# mantle clock curiosity



## unclejonboy (May 15, 2011)

I finished working on a simple French mantle clock some months ago, limited strip down , cleaning and oiling. It had been stopped for years, was gummed and dusty, and the main problem was the balance wheel spring was a tangled mess, no idea why... After sorting that, I got it working ok, but only for about eight or ten hours. I tried various regulation and fine tuning, but no luck. After just leaving it for weeks I came back for another go, and was pleased to see I got it running fine for days. More fine regulation and I was well pleased, I moved it into the living room and put it on top of the piano. It started to lose about an hour a day, when I'd got it down to an accuracy of less than a couple of minutes a day....I moved it to a different place in the same room and it was fine again. Back on to the piano, and way off again....back to the other place, and fine again.

I stress, for these few days the piano wasn't played.

Could the mass of the cast iron piano frame somehow affect the movement....? Is there a magnetism issue here, perhaps?

Any ideas? regards UJB


----------



## vinn (Jun 14, 2015)

have you read anything on clock repair? I suggest taking is apart again and you might find something that was missed. on the other hand, I might have a resident demon ?


----------



## Always"watching" (Sep 21, 2013)

What a fascinating question. I do wonder if the act of tuning a piano, or the hammers constantly hitting the strings, imparts a degree of magnetism to the steel of the strings. I would have thought that in general, the manufacturing technique of casting a piano frame from molten iron would have produced no magnetic field to the resultant random orientation of the iron molecules. If the changes in your clock's timekeeping are not due to magnetic field interference or something that may still need attention in the clock, what about other environmental factors such as temperature variation?

In my experience of vintage mechanical mantel clocks, regulation can sometimes be a nightmare. The worst offenders are clocks of the pendulum variety, where the clock has to be maintained in a perfectly level state. Indeed, are you sure that the surface of the piano is in the same level degree as the surface you have the clock on when it is running more or less accurately?

Whatever the case, I wish you luck with this one.


----------



## unclejonboy (May 15, 2011)

Thanks AW,

I agree with the issue of problematic regulation, ....environmental factors are a possibility, the workshop where I did the first servicing was where I couldn't get it to run more than a few hours.. I moved into another building to work on it second time around, and there it is quite possible there was an environmental factor at play. We have wild fluctuations in temperature and humidity here in central Portugal, day to night, week to week, season to season.

I also think that leaving it for a couple of months let the lubrication settle and penetrate, which helped the change from erratic running to an acceptable accuracy, and running for days.

As to the piano or sideboard position,, only a couple of metres apart, so unlikely temperature etc. as an issue. On the piano it is on a thick cloth, on the sideboard just plain wood...

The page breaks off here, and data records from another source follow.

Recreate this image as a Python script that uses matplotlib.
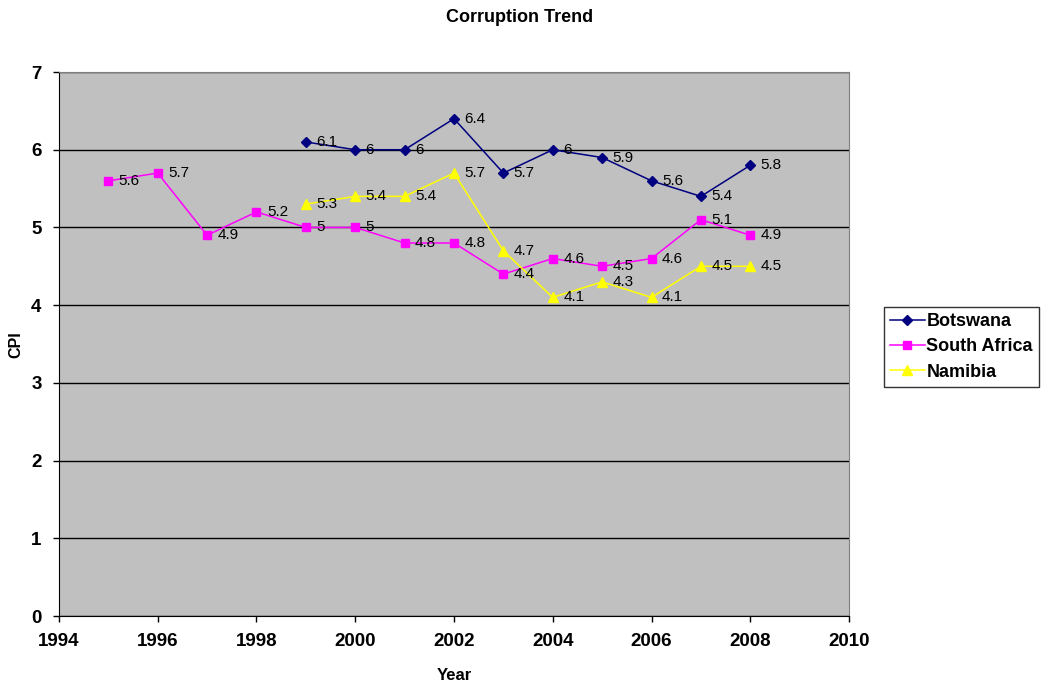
import matplotlib
matplotlib.use("Agg")
import matplotlib.pyplot as plt

plt.rcParams['font.family'] = ['Liberation Sans', 'DejaVu Sans']

years_bw = [1999, 2000, 2001, 2002, 2003, 2004, 2005, 2006, 2007, 2008]
cpi_bw = [6.1, 6, 6, 6.4, 5.7, 6, 5.9, 5.6, 5.4, 5.8]

years_za = [1995, 1996, 1997, 1998, 1999, 2000, 2001, 2002, 2003, 2004, 2005, 2006, 2007, 2008]
cpi_za = [5.6, 5.7, 4.9, 5.2, 5, 5, 4.8, 4.8, 4.4, 4.6, 4.5, 4.6, 5.1, 4.9]

years_na = [1999, 2000, 2001, 2002, 2003, 2004, 2005, 2006, 2007, 2008]
cpi_na = [5.3, 5.4, 5.4, 5.7, 4.7, 4.1, 4.3, 4.1, 4.5, 4.5]

x_ticks = [1994, 1996, 1998, 2000, 2002, 2004, 2006, 2008, 2010]
y_ticks = [0, 1, 2, 3, 4, 5, 6, 7]

fig = plt.figure(figsize=(10.42, 6.86), dpi=100)
ax = fig.add_axes([0.0566, 0.102, 0.7582, 0.793])
ax.set_facecolor('#C0C0C0')

series = [
    ("Botswana", years_bw, cpi_bw, '#000080', 'D', 5.5),
    ("South Africa", years_za, cpi_za, '#FF00FF', 's', 6),
    ("Namibia", years_na, cpi_na, '#FFFF00', '^', 6.5),
]

for name, xs, ys, col, mk, ms in series:
    ax.plot(xs, ys, color=col, marker=mk, markersize=ms, linewidth=1.1,
            markeredgecolor=col, markerfacecolor=col, label=name, zorder=3)
    # value label to the right of each point
    for x, y in zip(xs, ys):
        ax.annotate(f"{y:g}", (x, y), xytext=(7.5, 0), textcoords='offset points',
                    ha='left', va='center', fontsize=11, color='black', zorder=4)

ax.set_xlim(1994, 2010)
ax.set_ylim(0, 7)
ax.set_xticks(x_ticks)
ax.set_yticks(y_ticks)
ax.set_xticklabels([str(t) for t in x_ticks], fontweight='bold', fontsize=13.5)
ax.set_yticklabels([str(t) for t in y_ticks], fontweight='bold', fontsize=13.5)
ax.tick_params(direction='out', length=4.5, width=1, color='black')
ax.tick_params(axis='x', pad=8)
ax.tick_params(axis='y', pad=8)

ax.yaxis.grid(True, color='black', linewidth=1)
ax.set_axisbelow(True)

for side in ('top', 'right'):
    ax.spines[side].set_color('#808080')
for side in ('left', 'bottom'):
    ax.spines[side].set_color('black')

fig.text(520 / 1042, 1 - 17 / 686, "Corruption Trend", fontweight='bold',
         fontsize=13, ha='center', va='center')
fig.text(454 / 1042, 1 - 675 / 686, "Year", fontweight='bold',
         fontsize=12, ha='center', va='center')
fig.text(16 / 1042, 1 - 345 / 686, "CPI", fontweight='bold',
         fontsize=11.5, ha='center', va='center', rotation=90)

leg = fig.legend(loc='upper left', bbox_to_anchor=(884 / 1042, 1 - 307 / 686),
                 frameon=True, fancybox=False,
                 prop={'weight': 'bold', 'size': 13},
                 handlelength=1.9, borderpad=0.35, labelspacing=0.45,
                 handletextpad=0.1, borderaxespad=0)
leg.get_frame().set_edgecolor('black')
leg.get_frame().set_linewidth(1)

fig.savefig("out.png", dpi=100)
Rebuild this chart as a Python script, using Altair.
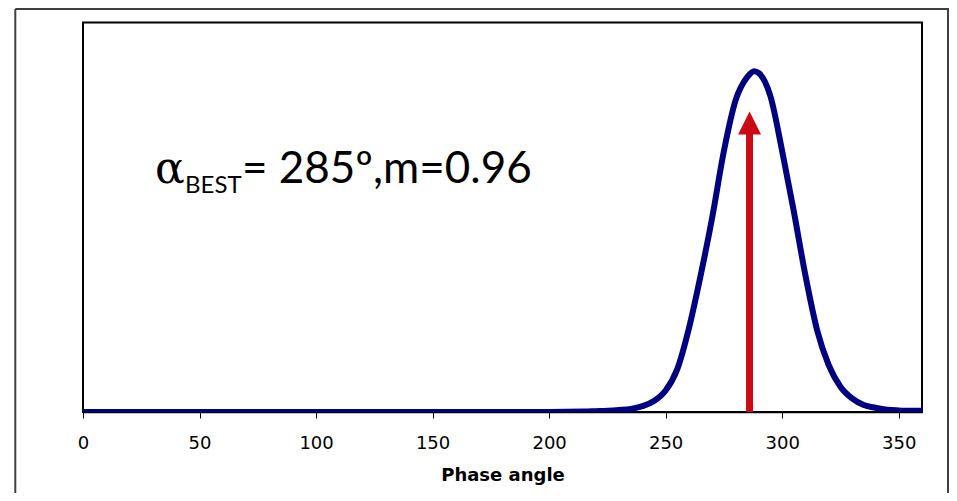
import altair as alt
import pandas as pd

# Curve (phase angle in degrees, relative amplitude 0..1)
angles = [0, 100, 200, 215, 220, 225, 230, 235, 240, 245, 250, 255, 260, 265,
          270, 275, 280, 285, 288, 290, 295, 300, 305, 310, 315, 320, 325, 330,
          335, 340, 345, 350, 355, 360]
density = [0, 0, 0, 0.001, 0.002, 0.003, 0.005, 0.008, 0.015, 0.028, 0.055, 0.11,
           0.215, 0.35, 0.50, 0.67, 0.80, 0.86, 0.875, 0.87, 0.81, 0.67, 0.515,
           0.35, 0.21, 0.12, 0.065, 0.035, 0.018, 0.011, 0.006, 0.004, 0.003, 0.003]

tick_values = [0, 50, 100, 150, 200, 250, 300, 350]

best_angle = [286]
arrow_base = [0.715]
arrow_head = [0.742]

label_alpha = "α"
label_sub = "BEST"
label_rest = "= 285º,m=0.96"

NAVY = "#000080"
RED = "#CC0A14"

curve_df = pd.DataFrame({"angle": angles, "density": density})
arrow_df = pd.DataFrame({"angle": best_angle, "y0": [0], "y1": arrow_base, "head": arrow_head})
dummy = pd.DataFrame({"k": [0]})

x_scale = alt.Scale(domain=[0, 360], nice=False, zero=False)
y_scale = alt.Scale(domain=[0, 1], nice=False)

x_axis = alt.Axis(
    title="Phase angle", values=tick_values, tickSize=6, tickColor="black",
    tickWidth=1, domainColor="black", domainWidth=1.5, grid=False,
    labelFont="DejaVu Sans", labelFontSize=18, labelColor="black",
    labelBaseline="alphabetic", labelPadding=30, labelFlush=False,
    titleFont="DejaVu Sans", titleFontSize=18, titleFontWeight="bold",
    titleColor="black", titleY=68, titleBaseline="alphabetic",
)

curve = alt.Chart(curve_df).mark_line(
    color=NAVY, strokeWidth=6, interpolate="monotone", clip=True
).encode(
    x=alt.X("angle:Q", scale=x_scale, axis=x_axis),
    y=alt.Y("density:Q", scale=y_scale, axis=None),
)

shaft = alt.Chart(arrow_df).mark_rule(color=RED, strokeWidth=7, strokeCap="butt").encode(
    x=alt.X("angle:Q", scale=x_scale),
    y=alt.Y("y0:Q", scale=y_scale),
    y2="y1:Q",
)

head = alt.Chart(arrow_df).mark_point(
    shape="M0,-1L1,1L-1,1Z", size=529, filled=True, color=RED, opacity=1, strokeWidth=0
).encode(
    x=alt.X("angle:Q", scale=x_scale),
    y=alt.Y("head:Q", scale=y_scale),
)

t_alpha = alt.Chart(dummy).mark_text(
    align="left", baseline="alphabetic", font="DejaVu Serif", fontSize=44, color="black"
).encode(x=alt.value(72), y=alt.value(160.5), text=alt.value(label_alpha))

t_sub = alt.Chart(dummy).mark_text(
    align="left", baseline="alphabetic", font="Lato", fontSize=24, color="black"
).encode(x=alt.value(102), y=alt.value(170), text=alt.value(label_sub))

t_rest = alt.Chart(dummy).mark_text(
    align="left", baseline="alphabetic", font="Lato", fontSize=44, color="black"
).encode(x=alt.value(159), y=alt.value(160.5), text=alt.value(label_rest))

FRAME = "#404040"
frame_left = alt.Chart(dummy).mark_rule(color=FRAME, strokeWidth=2).encode(
    x=alt.value(-67.7), y=alt.value(-13.5), y2=alt.value(490))
frame_top = alt.Chart(dummy).mark_rule(color=FRAME, strokeWidth=2).encode(
    x=alt.value(-67.7), x2=alt.value(866), y=alt.value(-13.5))
frame_right = alt.Chart(dummy).mark_rule(color=FRAME, strokeWidth=2).encode(
    x=alt.value(865), y=alt.value(-13.5), y2=alt.value(490))

chart = alt.layer(
    frame_left, frame_top, frame_right, curve, shaft, head, t_alpha, t_sub, t_rest
).properties(
    width=839, height=389.5,
    autosize=alt.AutoSizeParams(type="none"),
    padding={"left": 75, "top": 14.5, "right": 27, "bottom": 81},
    background="white",
).configure_view(stroke="black", strokeWidth=2)

chart.save("out.html", embed_options={"renderer": "svg", "actions": False})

The level could be factor. I have a pendulum mantle clock that won't run at all without the right thickness of one sheet of paper under one particular foot, that has defied the skills of all (well,three..) professional repairers/smiths it's been to.

But this is a balance wheel system which oughtn't to be that sensitive.....though I have an old Oyster that gains or loses about twenty seconds a day depending on the position I leave it on at night...,face up or down for example. If I never take it off it's accurate to a few seconds a week.

I'll check the level, and also try it on the piano without cloth underneath I'll keep you all informed. UJB


----------



## vinn (Jun 14, 2015)

yes, level fore and aft. pendulum clocks are tricky. I got one the other day that had been all re-bushed. does the same odd thing. ill be taking it all apart, just in case the bushings are out of line.


----------



## Robden (Apr 2, 2016)

Sounds like it's just out of beat.

Pendulum clock easy fix.

Balance wheel a bit trickier. The hair spring may need a slight relocation.

Rob....


----------



## unclejonboy (May 15, 2011)

robden said:


> Sounds like it's just out of beat......


 I did think this might be the issue as it was trial and error to get the terminal of the hairspring in the right place ....and I still don't know if it is in fact in the optimum place.

Without the test kit, how can I verify the position ?...I have this same problem with a couple of wrist watches too.....


----------



## Robden (Apr 2, 2016)

unclejonboy said:


> I did think this might be the issue as it was trial and error to get the terminal of the hairspring in the right place ....and I still don't know if it is in fact in the optimum place.
> 
> Without the test kit, how can I verify the position ?...I have this same problem with a couple of wrist watches too.....


 Unless you have a very good ear for such things, you will need a timing equipment.

Rob....


----------